What is the Global South?
Arun’s focus for this research is on the “Global South,” a term she explores in length, concluding that it has come to transcend borders and includes “countless Souths.” It can be found within Europe and North America (e.g. refugee populations), and can also be used to distinguish the “elite” in countries like India, Mexico, and China from the impoverished and oppressed. This is especially useful due to the fact that the “political elite” and “industry elite” in many countries encapsulated in the “Global South” are often more focused on “protection of markets than on protection of citizens.” For example, “data colonization” is growing within countries like India and China, in which governments contract predominantly Western technology companies for public services. These companies are able to extract data from these populations with little to no regulation or oversight.
Thus, “Global South,” as utilized in this research and increasingly elsewhere, “focuses on inequality, oppression, and resistance to injustice and oppression.”
Technology in Other Worlds
In order to examine some of the harms posed to the “Global South” from AI, Arun explores “different models of exploitation” illustrated by four real-world examples.

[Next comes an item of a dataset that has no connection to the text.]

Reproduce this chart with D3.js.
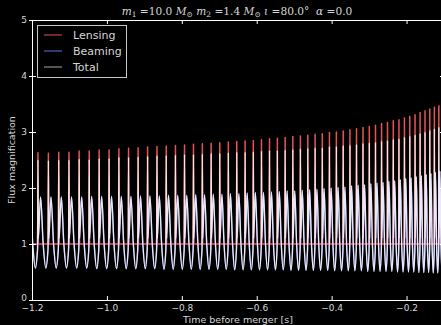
<!DOCTYPE html>
<html>
<head>
<meta charset="utf-8">
<title>flux magnification</title>
<script src="https://cdn.jsdelivr.net/npm/d3@7"></script>
<style>
    body { margin: 0; background: #000; }
    svg { display: block; }
    text { font-family: "DejaVu Sans", sans-serif; fill: #d6d6d6; }
</style>
</head>
<body>
<svg id="chart" width="441" height="325"></svg>
<script>
// time of each lensing spike [s], one per orbit
var spikeTimes = [-1.2120, -1.1841, -1.1562, -1.1286, -1.1013, -1.0741, -1.0473, -1.0207, -0.9942, -0.9680,
    -0.9422, -0.9167, -0.8914, -0.8663, -0.8416, -0.8170, -0.7928, -0.7689, -0.7452, -0.7217,
    -0.6987, -0.6758, -0.6533, -0.6310, -0.6091, -0.5873, -0.5659, -0.5449, -0.5241, -0.5036,
    -0.4834, -0.4636, -0.4441, -0.4249, -0.4059, -0.3873, -0.3691, -0.3511, -0.3336, -0.3163,
    -0.2994, -0.2829, -0.2667, -0.2509, -0.2354, -0.2203, -0.2056, -0.1913, -0.1773, -0.1638,
    -0.1507, -0.1379, -0.1257, -0.1138, -0.1024];
// peak of the lensing curve at each spike
var lensPeak = [2.62, 2.63, 2.62, 2.64, 2.64, 2.66, 2.66, 2.68, 2.68, 2.70,
    2.71, 2.72, 2.73, 2.74, 2.75, 2.76, 2.77, 2.78, 2.79, 2.80,
    2.81, 2.82, 2.83, 2.84, 2.85, 2.86, 2.88, 2.89, 2.90, 2.92,
    2.93, 2.94, 2.96, 2.97, 2.99, 3.00, 3.02, 3.04, 3.06, 3.08,
    3.10, 3.12, 3.15, 3.17, 3.20, 3.22, 3.25, 3.28, 3.31, 3.35,
    3.38, 3.41, 3.44, 3.47, 3.50];
// peak of the total curve at each spike
var totalPeak = [2.49, 2.50, 2.49, 2.50, 2.50, 2.52, 2.51, 2.53, 2.53, 2.55,
    2.55, 2.56, 2.57, 2.58, 2.58, 2.59, 2.60, 2.60, 2.61, 2.62,
    2.62, 2.63, 2.64, 2.64, 2.65, 2.66, 2.67, 2.67, 2.68, 2.69,
    2.70, 2.71, 2.72, 2.72, 2.74, 2.74, 2.76, 2.77, 2.78, 2.80,
    2.81, 2.82, 2.84, 2.85, 2.87, 2.88, 2.91, 2.93, 2.95, 2.98,
    3.00, 3.03, 3.06, 3.09, 3.12];
// beaming maximum / minimum in each orbit
var beamMax = [1.84, 1.84, 1.84, 1.84, 1.84, 1.84, 1.85, 1.85, 1.85, 1.85,
    1.85, 1.86, 1.86, 1.86, 1.87, 1.87, 1.87, 1.88, 1.88, 1.89,
    1.89, 1.90, 1.90, 1.91, 1.92, 1.92, 1.93, 1.94, 1.95, 1.95,
    1.96, 1.97, 1.98, 1.99, 2.00, 2.01, 2.02, 2.04, 2.05, 2.06,
    2.08, 2.09, 2.10, 2.12, 2.13, 2.15, 2.17, 2.18, 2.20, 2.22,
    2.24, 2.26, 2.28, 2.30, 2.33];
var beamMin = [0.57, 0.57, 0.57, 0.57, 0.57, 0.57, 0.56, 0.56, 0.56, 0.56,
    0.56, 0.56, 0.56, 0.55, 0.55, 0.55, 0.55, 0.55, 0.55, 0.55,
    0.55, 0.54, 0.54, 0.54, 0.54, 0.54, 0.54, 0.54, 0.53, 0.53,
    0.53, 0.53, 0.53, 0.53, 0.52, 0.52, 0.52, 0.52, 0.52, 0.51,
    0.51, 0.51, 0.51, 0.51, 0.50, 0.50, 0.50, 0.50, 0.49, 0.49,
    0.49, 0.48, 0.48, 0.48, 0.47];

var xTicks = [-1.2, -1.0, -0.8, -0.6, -0.4, -0.2];
var yTicks = [0, 1, 2, 3, 4, 5];
var seriesNames = ["Lensing", "Beaming", "Total"];
var seriesColors = ["#ff5e5e", "#7a7aff", "#ffffff"];
var seriesOpacity = [0.9, 0.9, 0.85];

var svg = d3.select("#chart");
var L = 32, R = 444, T = 20, B = 300;

var x = d3.scaleLinear().domain([-1.2, -0.1]).range([L, R]);
var y = d3.scaleLinear().domain([0, 5]).range([B, T]);

svg.append("rect").attr("width", 441).attr("height", 325).attr("fill", "#000");

svg.append("clipPath").attr("id", "clip")
    .append("rect").attr("x", L).attr("y", T).attr("width", R - L).attr("height", B - T);

// build the curve points orbit by orbit
var lensPts = [], beamPts = [], totalPts = [];
spikeTimes.forEach(function(t, i) {
    var P = i < spikeTimes.length - 1 ? spikeTimes[i + 1] - t : t - spikeTimes[i - 1];
    var w = 0.04 * P;
    var sh = 1 + 0.3 * (lensPeak[i] - 1);
    lensPts.push([t - w, 1], [t - w / 3, sh], [t, lensPeak[i]], [t + w / 3, sh], [t + w, 1]);
    beamPts.push([t, 1], [t + 0.25 * P, beamMax[i]], [t + 0.5 * P, 1], [t + 0.75 * P, beamMin[i]]);
    totalPts.push([t - w, 0.9], [t, totalPeak[i]], [t + w, 1.1],
        [t + 0.25 * P, beamMax[i]], [t + 0.5 * P, 1], [t + 0.75 * P, beamMin[i]]);
});

var lineLin = d3.line().x(function(d) { return x(d[0]); }).y(function(d) { return y(d[1]); });
var lineSmooth = d3.line().curve(d3.curveMonotoneX)
    .x(function(d) { return x(d[0]); }).y(function(d) { return y(d[1]); });

var plot = svg.append("g").attr("clip-path", "url(#clip)");
var widths = [1.5, 1.2, 1.4];
[[lensPts, lineLin], [beamPts, lineSmooth], [totalPts, lineSmooth]].forEach(function(s, i) {
    plot.append("path")
        .attr("d", s[1](s[0]))
        .attr("fill", "none")
        .attr("stroke", seriesColors[i])
        .attr("stroke-opacity", seriesOpacity[i])
        .attr("stroke-width", widths[i])
        .attr("stroke-linejoin", "round");
});

// axes
function styleAxis(g) {
    g.select(".domain").remove();
    g.selectAll(".tick line").attr("stroke", "#fff");
    g.selectAll(".tick text").attr("fill", "#d6d6d6").style("font-size", "9px")
        .style("font-family", "'DejaVu Sans', sans-serif");
}
svg.append("g").attr("transform", "translate(0," + B + ")")
    .call(d3.axisBottom(x).tickValues(xTicks).tickFormat(d3.format(".1f")).tickSizeInner(-4).tickSizeOuter(0).tickPadding(5))
    .call(styleAxis);
svg.append("g").attr("transform", "translate(0," + T + ")")
    .call(d3.axisTop(x).tickValues(xTicks).tickFormat("").tickSizeInner(-4).tickSizeOuter(0))
    .call(styleAxis);
var yAxisG = svg.append("g").attr("transform", "translate(" + L + ",0)")
    .call(d3.axisLeft(y).tickValues(yTicks).tickFormat(d3.format("d")).tickSizeInner(3).tickSizeOuter(0).tickPadding(2))
    .call(styleAxis);
// lift the "0" label a little so it clears the first x label
yAxisG.selectAll(".tick text").filter(function(d) { return d === 0; }).attr("dy", "0.1em");
svg.append("g").attr("transform", "translate(" + L + ",0)")
    .call(d3.axisLeft(y).tickValues(yTicks).tickFormat("").tickSizeInner(-4).tickSizeOuter(0))
    .call(styleAxis);
svg.append("g").attr("transform", "translate(" + R + ",0)")
    .call(d3.axisRight(y).tickValues(yTicks).tickFormat("").tickSizeInner(-4).tickSizeOuter(0))
    .call(styleAxis);

svg.append("rect").attr("x", L + 0.5).attr("y", T + 0.5).attr("width", R - L - 1).attr("height", B - T)
    .attr("fill", "none").attr("stroke", "#fff").attr("stroke-width", 1);

// axis labels
svg.append("text").attr("x", 238).attr("y", 323).attr("text-anchor", "middle")
    .style("font-size", "9.5px").text("Time before merger [s]");
svg.append("text").attr("transform", "translate(15,160) rotate(-90)").attr("text-anchor", "middle")
    .style("font-size", "9.5px").text("Flux magnification");

// title
var title = svg.append("text").attr("x", 0).attr("y", 15)
    .style("font-family", "'DejaVu Serif', serif").style("font-size", "10.6px")
    .style("white-space", "pre").attr("fill", "#e8e8e8");
var parts = [["m", "i"], ["1", "s"], [" =10.0 ", ""], ["M", "i"], ["\u2299", "s"], [" ", ""],
    ["m", "i"], ["2", "s"], [" =1.4 ", ""], ["M", "i"], ["\u2299", "s"], [" ", ""],
    ["\u03b9", "i"], [" =80.0\u00b0  ", ""], ["\u03b1", "i"], [" =0.0", ""]];
var shifted = false;
parts.forEach(function(p) {
    var ts = title.append("tspan").text(p[0]);
    if (p[1] === "i") ts.style("font-style", "italic");
    if (p[1] === "s") { ts.attr("dy", 2).style("font-size", "7.5px"); shifted = true; }
    else if (shifted) { ts.attr("dy", -2); shifted = false; }
});
var tw = title.node().getComputedTextLength();
title.attr("x", 237 - tw / 2);

// legend
var lg = svg.append("g");
lg.append("rect").attr("x", 37.5).attr("y", 25.5).attr("width", 89).attr("height", 52)
    .attr("fill", "#000").attr("stroke", "#c8c8c8").attr("stroke-width", 1);
seriesNames.forEach(function(name, i) {
    var cy = 35 + i * 16;
    lg.append("line").attr("x1", 44).attr("x2", 62).attr("y1", cy).attr("y2", cy)
        .attr("stroke", seriesColors[i]).attr("stroke-opacity", i === 2 ? 0.6 : 0.8).attr("stroke-width", 1.1);
    lg.append("text").attr("x", 73).attr("y", cy + 4).style("font-size", "11px").text(name);
});
</script>
</body>
</html>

The first example is Facebook’s role in the Rohingya genocide in Myanmar, classified by Arun as a North-to-South model of exploitation, in which a technology “designed in the North” proves harmful when exported. The second example is the biometric identity database in India called Aadhaar, classified as a model of exploitation stemming from the actions of local elites. In this case, software billionaire Nandan Nilekani helped fund and create the mandatory system that has resulted in excluding people from the local welfare system and even surveilling undocumented migrant workers for deportation.

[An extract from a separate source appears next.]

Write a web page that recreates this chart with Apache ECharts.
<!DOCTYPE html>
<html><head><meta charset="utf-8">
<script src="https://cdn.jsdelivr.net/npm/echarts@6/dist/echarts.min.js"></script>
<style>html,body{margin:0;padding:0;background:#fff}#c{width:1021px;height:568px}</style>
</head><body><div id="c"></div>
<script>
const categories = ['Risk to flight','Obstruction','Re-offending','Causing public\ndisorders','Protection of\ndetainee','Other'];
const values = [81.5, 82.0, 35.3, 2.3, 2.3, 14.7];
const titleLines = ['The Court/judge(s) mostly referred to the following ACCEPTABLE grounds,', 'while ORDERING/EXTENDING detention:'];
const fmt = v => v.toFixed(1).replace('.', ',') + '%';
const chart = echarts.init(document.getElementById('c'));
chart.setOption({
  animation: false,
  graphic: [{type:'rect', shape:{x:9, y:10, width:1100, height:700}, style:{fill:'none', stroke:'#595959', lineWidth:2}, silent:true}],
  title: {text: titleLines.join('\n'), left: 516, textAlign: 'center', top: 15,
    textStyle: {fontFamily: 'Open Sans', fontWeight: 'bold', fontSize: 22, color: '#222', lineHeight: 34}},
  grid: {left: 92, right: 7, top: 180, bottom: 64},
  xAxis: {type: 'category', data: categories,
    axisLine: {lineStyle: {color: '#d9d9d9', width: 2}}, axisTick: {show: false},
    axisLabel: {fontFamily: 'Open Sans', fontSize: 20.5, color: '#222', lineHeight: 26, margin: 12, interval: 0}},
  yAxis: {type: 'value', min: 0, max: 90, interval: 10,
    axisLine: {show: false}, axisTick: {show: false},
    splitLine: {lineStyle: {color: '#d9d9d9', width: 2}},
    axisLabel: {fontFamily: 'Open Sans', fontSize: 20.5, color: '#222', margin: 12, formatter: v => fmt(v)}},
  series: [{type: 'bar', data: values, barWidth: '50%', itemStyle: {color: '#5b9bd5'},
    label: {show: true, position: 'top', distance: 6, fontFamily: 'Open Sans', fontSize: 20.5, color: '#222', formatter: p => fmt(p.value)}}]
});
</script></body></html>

The third example is the use of data collection systems, like facial recognition, on refugees in Europe. Arun classifies this as exploitation by governments and even international humanitarian agencies of asylum seekers and refugees as they collect their biometrics and subject them to surveillance. Even with the best intentions, these practices often deprive these populations of their agency and can make them more vulnerable. The final example is China’s practice of selling surveillance technology to authoritarian countries like Ethiopia and Zimbabwe, classified by Arun as similar to the North-to-South model of exploitation. However, in this case, it’s facilitated by another Southern Country. These surveillance systems are oftentimes used by the political elite of a country to control the population.
AI and the Global South
At this point, it’s well-known that there are issues of bias and discrimination in algorithmic systems. However, what’s often missing from conversations around these issues and the harms they cause, is how “Southern populations” are both uniquely affected and unprotected. As Arun explains, “When companies deploy these technologies in Southern countries there are fewer resources and institutions to help protect marginalized people’s rights.” Thus, institutional frameworks that exist in Southern countries must be taken into account when devising ways of mitigating harms caused by these systems. It will be impossible to ensure the rights of marginalized peoples in the Global South if there is limited space and capabilities for citizens and civil society to engage with both the government and industry.

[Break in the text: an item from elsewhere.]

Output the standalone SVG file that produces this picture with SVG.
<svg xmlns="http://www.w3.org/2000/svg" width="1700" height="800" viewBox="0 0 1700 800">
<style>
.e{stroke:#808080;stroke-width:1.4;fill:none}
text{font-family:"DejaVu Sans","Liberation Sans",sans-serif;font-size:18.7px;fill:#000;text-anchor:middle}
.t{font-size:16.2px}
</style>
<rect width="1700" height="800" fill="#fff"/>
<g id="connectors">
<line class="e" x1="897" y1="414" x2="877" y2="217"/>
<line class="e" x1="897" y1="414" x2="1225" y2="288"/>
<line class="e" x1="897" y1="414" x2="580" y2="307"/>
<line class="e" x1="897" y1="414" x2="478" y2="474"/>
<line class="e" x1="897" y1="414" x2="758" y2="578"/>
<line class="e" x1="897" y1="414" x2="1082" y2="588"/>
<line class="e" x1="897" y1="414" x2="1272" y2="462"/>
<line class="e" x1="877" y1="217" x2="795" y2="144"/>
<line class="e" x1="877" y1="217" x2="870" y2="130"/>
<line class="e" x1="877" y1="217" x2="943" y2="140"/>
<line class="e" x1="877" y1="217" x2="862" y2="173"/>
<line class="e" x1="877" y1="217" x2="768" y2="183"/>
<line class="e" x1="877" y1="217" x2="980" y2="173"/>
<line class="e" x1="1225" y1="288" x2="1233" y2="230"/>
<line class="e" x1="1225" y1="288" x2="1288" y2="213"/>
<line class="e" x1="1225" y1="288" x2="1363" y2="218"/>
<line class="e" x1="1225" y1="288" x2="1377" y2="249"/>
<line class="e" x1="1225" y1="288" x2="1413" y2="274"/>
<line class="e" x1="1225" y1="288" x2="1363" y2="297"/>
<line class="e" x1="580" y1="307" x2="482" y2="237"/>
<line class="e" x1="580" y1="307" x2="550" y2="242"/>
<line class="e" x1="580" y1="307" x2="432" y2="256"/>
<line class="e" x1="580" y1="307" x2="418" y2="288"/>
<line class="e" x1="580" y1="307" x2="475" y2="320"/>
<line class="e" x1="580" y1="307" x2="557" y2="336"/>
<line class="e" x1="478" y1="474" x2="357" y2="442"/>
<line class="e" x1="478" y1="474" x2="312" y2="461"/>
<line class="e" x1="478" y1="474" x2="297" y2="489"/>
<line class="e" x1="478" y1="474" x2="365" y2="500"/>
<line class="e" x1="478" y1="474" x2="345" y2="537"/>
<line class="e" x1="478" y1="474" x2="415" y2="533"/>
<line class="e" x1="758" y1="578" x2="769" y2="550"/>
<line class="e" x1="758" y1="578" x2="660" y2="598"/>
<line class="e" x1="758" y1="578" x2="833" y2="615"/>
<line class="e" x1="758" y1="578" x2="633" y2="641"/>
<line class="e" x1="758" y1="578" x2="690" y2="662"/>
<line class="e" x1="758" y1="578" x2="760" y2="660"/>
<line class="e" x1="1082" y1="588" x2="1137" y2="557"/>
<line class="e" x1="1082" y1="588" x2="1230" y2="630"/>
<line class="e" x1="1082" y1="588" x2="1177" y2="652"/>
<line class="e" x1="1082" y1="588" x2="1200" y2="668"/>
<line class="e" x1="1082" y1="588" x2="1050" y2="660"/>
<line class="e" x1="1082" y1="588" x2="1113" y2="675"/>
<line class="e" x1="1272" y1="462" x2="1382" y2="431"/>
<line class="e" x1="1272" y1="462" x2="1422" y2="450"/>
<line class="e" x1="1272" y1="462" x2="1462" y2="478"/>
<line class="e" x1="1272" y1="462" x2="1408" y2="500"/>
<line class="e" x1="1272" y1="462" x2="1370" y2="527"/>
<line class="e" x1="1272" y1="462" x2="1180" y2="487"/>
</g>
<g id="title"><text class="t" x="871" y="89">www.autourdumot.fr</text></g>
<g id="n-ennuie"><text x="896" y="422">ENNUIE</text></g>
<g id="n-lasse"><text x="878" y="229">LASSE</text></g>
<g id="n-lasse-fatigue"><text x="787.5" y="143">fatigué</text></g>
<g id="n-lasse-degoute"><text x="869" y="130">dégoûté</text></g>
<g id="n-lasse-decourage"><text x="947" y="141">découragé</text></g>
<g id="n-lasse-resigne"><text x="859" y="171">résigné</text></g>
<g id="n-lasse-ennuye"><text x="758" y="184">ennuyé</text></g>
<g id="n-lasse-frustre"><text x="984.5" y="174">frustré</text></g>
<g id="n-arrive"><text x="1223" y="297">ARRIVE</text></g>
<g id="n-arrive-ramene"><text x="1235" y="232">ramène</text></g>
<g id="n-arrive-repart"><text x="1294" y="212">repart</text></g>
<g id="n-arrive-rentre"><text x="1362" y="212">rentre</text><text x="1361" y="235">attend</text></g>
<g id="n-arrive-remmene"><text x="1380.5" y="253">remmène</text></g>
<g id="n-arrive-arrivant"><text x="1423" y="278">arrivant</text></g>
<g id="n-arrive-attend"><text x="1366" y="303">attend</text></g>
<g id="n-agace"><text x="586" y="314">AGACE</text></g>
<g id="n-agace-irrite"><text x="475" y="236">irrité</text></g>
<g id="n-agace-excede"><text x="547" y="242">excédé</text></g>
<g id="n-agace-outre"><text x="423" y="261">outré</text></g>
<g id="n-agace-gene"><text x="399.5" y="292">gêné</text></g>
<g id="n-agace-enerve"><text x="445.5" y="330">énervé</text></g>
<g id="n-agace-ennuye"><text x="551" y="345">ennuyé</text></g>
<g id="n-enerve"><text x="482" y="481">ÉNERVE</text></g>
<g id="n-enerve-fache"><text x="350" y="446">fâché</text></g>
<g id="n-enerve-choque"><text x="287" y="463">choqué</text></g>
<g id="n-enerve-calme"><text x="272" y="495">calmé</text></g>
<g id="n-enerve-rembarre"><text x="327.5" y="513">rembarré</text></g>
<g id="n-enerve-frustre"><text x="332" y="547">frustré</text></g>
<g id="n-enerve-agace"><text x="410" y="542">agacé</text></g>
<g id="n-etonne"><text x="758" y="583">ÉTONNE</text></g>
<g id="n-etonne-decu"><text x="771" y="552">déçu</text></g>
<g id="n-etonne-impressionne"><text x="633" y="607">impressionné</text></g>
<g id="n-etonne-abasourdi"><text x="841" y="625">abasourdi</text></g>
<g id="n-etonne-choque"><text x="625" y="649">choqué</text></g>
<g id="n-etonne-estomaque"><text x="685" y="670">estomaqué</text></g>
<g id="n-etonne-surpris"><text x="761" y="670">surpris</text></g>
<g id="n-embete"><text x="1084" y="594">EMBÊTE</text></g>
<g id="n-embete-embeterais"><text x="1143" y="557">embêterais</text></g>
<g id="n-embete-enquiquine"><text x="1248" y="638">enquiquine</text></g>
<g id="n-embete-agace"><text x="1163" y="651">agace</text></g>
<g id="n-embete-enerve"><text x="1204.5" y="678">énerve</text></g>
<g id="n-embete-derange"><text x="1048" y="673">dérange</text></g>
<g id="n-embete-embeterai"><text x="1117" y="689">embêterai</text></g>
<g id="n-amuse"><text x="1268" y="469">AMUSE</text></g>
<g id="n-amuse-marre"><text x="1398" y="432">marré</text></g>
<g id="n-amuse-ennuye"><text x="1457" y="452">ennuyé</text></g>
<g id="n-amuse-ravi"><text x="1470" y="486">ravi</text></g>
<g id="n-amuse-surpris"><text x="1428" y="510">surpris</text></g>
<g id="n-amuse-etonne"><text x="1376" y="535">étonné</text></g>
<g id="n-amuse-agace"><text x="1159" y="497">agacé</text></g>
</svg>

How International Human Rights Apply
International human rights law “offers a standard and a threshold that debates on innovation and AI must take into account,” writes Arun. However, as many in the international community have noted, most of the documents and international agreements related to international human rights were adopted before many of today’s technologies existed. Therefore, more must be done to ensure that AI does not violate basic human rights, and that basic digital rights are also codified in international agreements. One idea is to obligate governments and companies to “conduct human rights impact assessments and public consultations during the design and deployment of new AI systems or existing systems in new markets.”
“With every year that passes,” reflects Arun, “this system [of knowledge] intertwines itself with our institutions and permeates our societies.” The time to begin working on “reversing extractive technologies in favor of justice and human rights” was yesterday. The harms faced by Southern populations at the hands of AI and automation are significant, but they are not impossible to mitigate. The first point of action, says Arun, is to “account for the plural contexts of the Global South and adopt modes of engagement that include these populations, empower them, and design for them.”